Mondo Visione Worldwide Financial Markets Intelligence

FTSE Mondo Visione Exchanges Index:

Botswana Stock Exchange Listed Company News

Date 11/09/2000

FNBB produced a good set of final results for the ended 30 June 2000, which were ahead of our forecast of flat earnings growth. Net interest income increased by 17.2% from last year to P111.6m Total income was up by 15.8% YoY to P174.7m, while net income before bad debts increased by 16.3% to P101.1m. Bad debts stood at P25.6m, the majority of which are related to the Hyundai motor vehicle assembly plant. There was a bad debt recovery of approximately P5m from the liquidated Hyundai. Net income after tax went up 14.6% to P57.0m from income, resulting in eps of 22.4t against 19.5t in the previous year. The dps increased from 5.7t (annualised) to 11.6t, resulting in the dividend cover falling from 31x to 1.9x.
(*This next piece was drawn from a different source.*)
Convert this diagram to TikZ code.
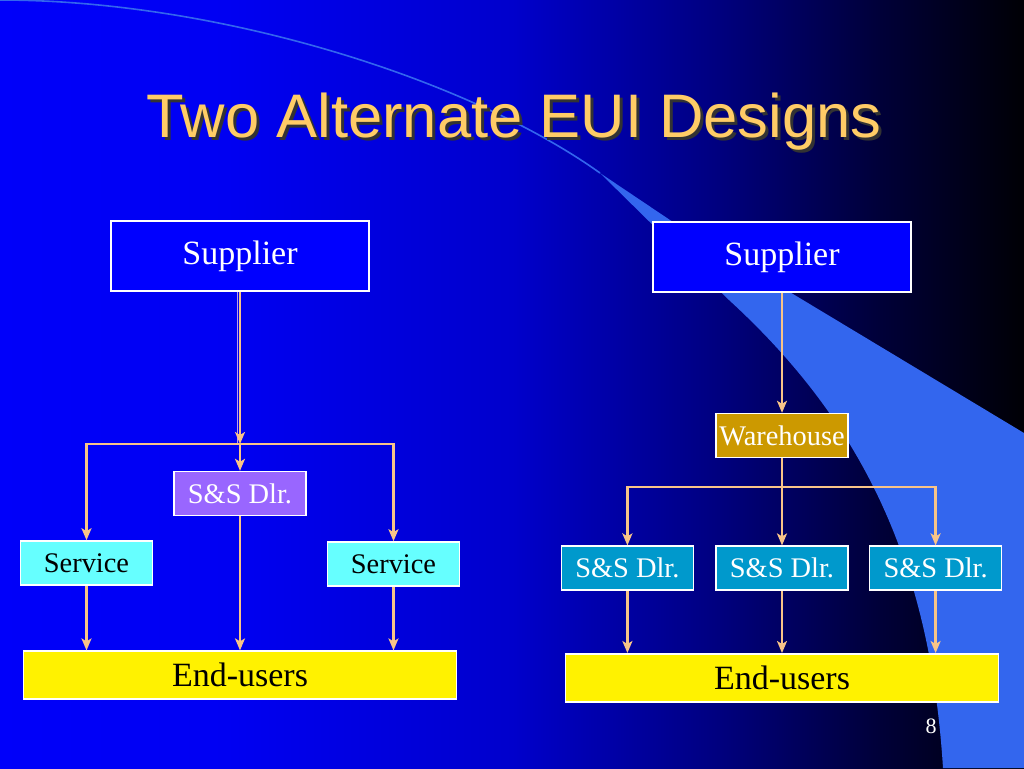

With the Hyundai debacle now firmly behind, we believe FNBB to be well positioned to generate strong earnings growth going forward, and to benefit from a re-rating. We have thus upgraded our recommendation on the stock from hold to buy.
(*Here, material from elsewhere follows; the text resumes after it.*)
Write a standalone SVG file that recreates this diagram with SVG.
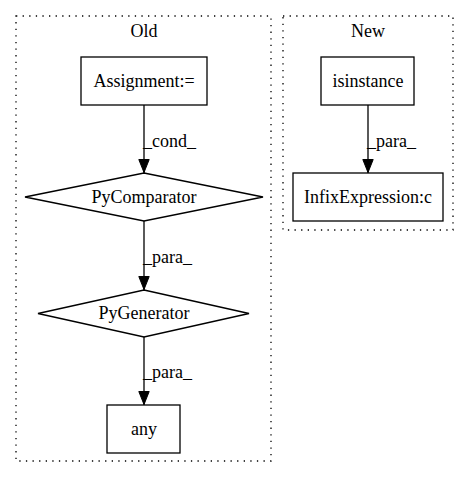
<svg xmlns="http://www.w3.org/2000/svg" width="469" height="480" viewBox="0 0 469 480">
<defs>
<style>
text{font-family:"Liberation Serif","Times New Roman",serif;font-size:18px;fill:#000}
.c{text-anchor:middle}
.cl{fill:none;stroke:#000;stroke-dasharray:1.3,5.3;stroke-width:1.3}
.n{fill:#fff;stroke:#000;stroke-width:1.3}
.e{fill:none;stroke:#000;stroke-width:1.3}
</style>
<marker id="ah" markerWidth="14" markerHeight="12" refX="14" refY="6" orient="auto" markerUnits="userSpaceOnUse" viewBox="0 0 14 12">
<path d="M0.5,0.8L13.5,6L0.5,11.2z" fill="#000" stroke="#000"/>
</marker>
</defs>
<rect width="469" height="480" fill="#fff"/>
<g id="cluster_old">
<rect class="cl" x="16" y="16" width="255" height="445"/>
<text class="c" x="144" y="37">Old</text>
</g>
<g id="cluster_new">
<rect class="cl" x="283" y="16" width="170" height="214"/>
<text class="c" x="368" y="37">New</text>
</g>
<g id="connectors">
<path class="e" d="M144,105V173" marker-end="url(#ah)"/>
<text x="143" y="147">_cond_</text>
<path class="e" d="M144,221V290" marker-end="url(#ah)"/>
<text x="143" y="263">_para_</text>
<path class="e" d="M144,337V405" marker-end="url(#ah)"/>
<text x="143" y="378">_para_</text>
<path class="e" d="M368,105V173" marker-end="url(#ah)"/>
<text x="367" y="147">_para_</text>
</g>
<g id="assignment">
<rect class="n" x="81" y="57" width="126" height="48"/>
<text class="c" x="144" y="87">Assignment:=</text>
</g>
<g id="pycomparator">
<polygon class="n" points="144,173 263,197 144,221 25,197"/>
<text class="c" x="144" y="203">PyComparator</text>
</g>
<g id="pygenerator">
<polygon class="n" points="144,290 249,313.5 144,337 38,313.5"/>
<text class="c" x="144" y="319">PyGenerator</text>
</g>
<g id="any">
<rect class="n" x="107" y="405" width="73" height="48"/>
<text class="c" x="144" y="435">any</text>
</g>
<g id="isinstance">
<rect class="n" x="321" y="57" width="93" height="48"/>
<text class="c" x="368" y="87">isinstance</text>
</g>
<g id="infix">
<rect class="n" x="293" y="173" width="150" height="48"/>
<text class="c" x="368" y="203">InfixExpression:c</text>
</g>
</svg>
ABC Holdings released a good set of maiden interim results for the half year ended 30 June 2000. Net interest income was P60.4m compared to the proforma 12 months to 31 December 2000 of P91.8m. Net operating income for the six months was P51.3m against P57.4m in the previous proforma full year. An exceptional item of P32.6m, consisting largely of additional bad debts provision eroded profit before tax to P18.2m against P57.6m in the previous proforma full year. As a result of these large additional bad debts provisions, net income attributable to shareholders came in at a low P5.8m against P44.7m in the previous proforma full year. Stripping out the exceptional item, attributable income would have been approximately P38.4m. The bank says it deemed it prudent to make a substantial provision for its doubtful debts, in order to implement the agreed provisioning policy throughout the ABCH regional group companies.

The company says that while the economic climate in Zimbabwe is presently unstable, it presents challenges for the group to look for opportunities in the region to hedge against any further diminution in the value of its shareholders investment, and that it is cautiously optimistic of a modest earnings improvement in the second half of the year.